--- DATA SECTION ---

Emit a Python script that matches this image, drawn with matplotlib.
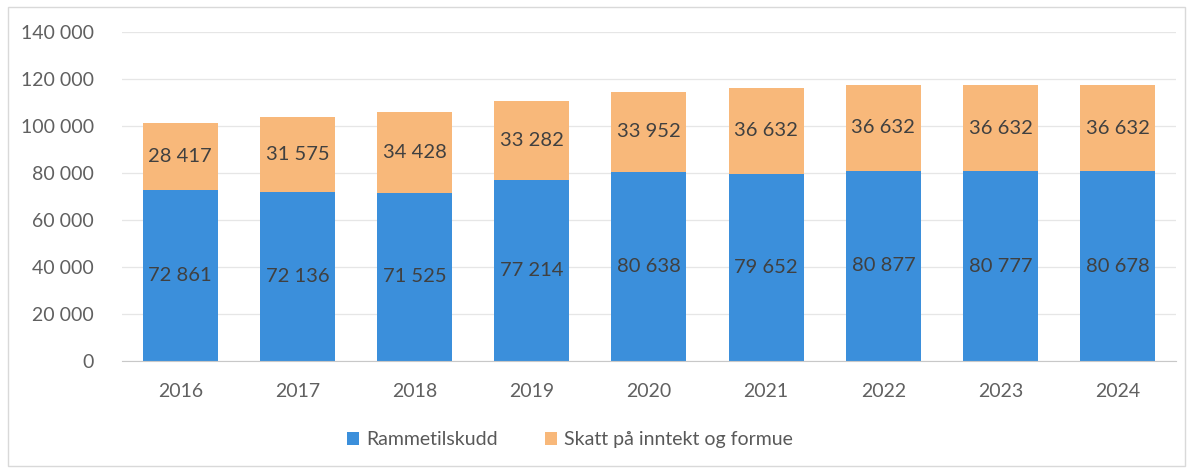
import matplotlib.pyplot as plt
from matplotlib.patches import Rectangle
import numpy as np

years = ["2016", "2017", "2018", "2019", "2020", "2021", "2022", "2023", "2024"]
rammetilskudd = [72861, 72136, 71525, 77214, 80638, 79652, 80877, 80777, 80678]
skatt = [28417, 31575, 34428, 33282, 33952, 36632, 36632, 36632, 36632]

BLUE = "#3b8fdb"
ORANGE = "#f8b87a"

plt.rcParams["font.family"] = ["Lato", "DejaVu Sans"]


def fmt(v):
    return f"{v:,}".replace(",", " ")


fig = plt.figure(figsize=(11.93, 4.73), dpi=100)
ax = fig.add_axes([0.102, 0.237, 0.884, 0.695])

# outer chart border
fig.patches.append(Rectangle((0.007, 0.015), 0.986, 0.97, transform=fig.transFigure,
                             fill=False, edgecolor="#d9d9d9", linewidth=1.0))

x = np.arange(len(years))
w = 0.64
b1 = ax.bar(x, rammetilskudd, w, color=BLUE, label="Rammetilskudd", zorder=2)
b2 = ax.bar(x, skatt, w, bottom=rammetilskudd, color=ORANGE,
            label="Skatt på inntekt og formue", zorder=2)

for i in range(len(years)):
    ax.text(x[i], rammetilskudd[i] / 2, fmt(rammetilskudd[i]), ha="center", va="center",
            fontsize=14.5, color="#404040", zorder=3)
    ax.text(x[i], rammetilskudd[i] + skatt[i] / 2, fmt(skatt[i]), ha="center", va="center",
            fontsize=14.5, color="#404040", zorder=3)

ax.set_xlim(-0.5, len(years) - 0.5)
ax.set_ylim(0, 140000)
ax.set_yticks(np.arange(0, 140001, 20000))
ax.set_yticklabels([fmt(v) for v in range(0, 140001, 20000)])
ax.set_xticks(x)
ax.set_xticklabels(years)
ax.tick_params(axis="both", length=0, labelsize=14, colors="#606060")
ax.tick_params(axis="x", pad=16)
ax.tick_params(axis="y", pad=20)
ax.grid(axis="y", color="#e6e6e6", linewidth=0.9, zorder=0)
for s in ["top", "right", "left"]:
    ax.spines[s].set_visible(False)
ax.spines["bottom"].set_color("#c8c8c8")

fig.legend(handles=[b1, b2], loc="center", bbox_to_anchor=(0.478, 0.07), ncol=2,
           frameon=False, fontsize=14, handlelength=0.6, handleheight=0.6,
           columnspacing=2.4, handletextpad=0.4, labelcolor="#595959")

fig.savefig("out.png", dpi=100, facecolor="white")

--- SET PROBLEM ---
Would you reproduce the lines above, from the very first through the line containing "import numpy as np", exactly and without the pictures?

--- RESPONSE ---
Emit a Python script that matches this image, drawn with matplotlib.
import matplotlib.pyplot as plt
from matplotlib.patches import Rectangle
import numpy as np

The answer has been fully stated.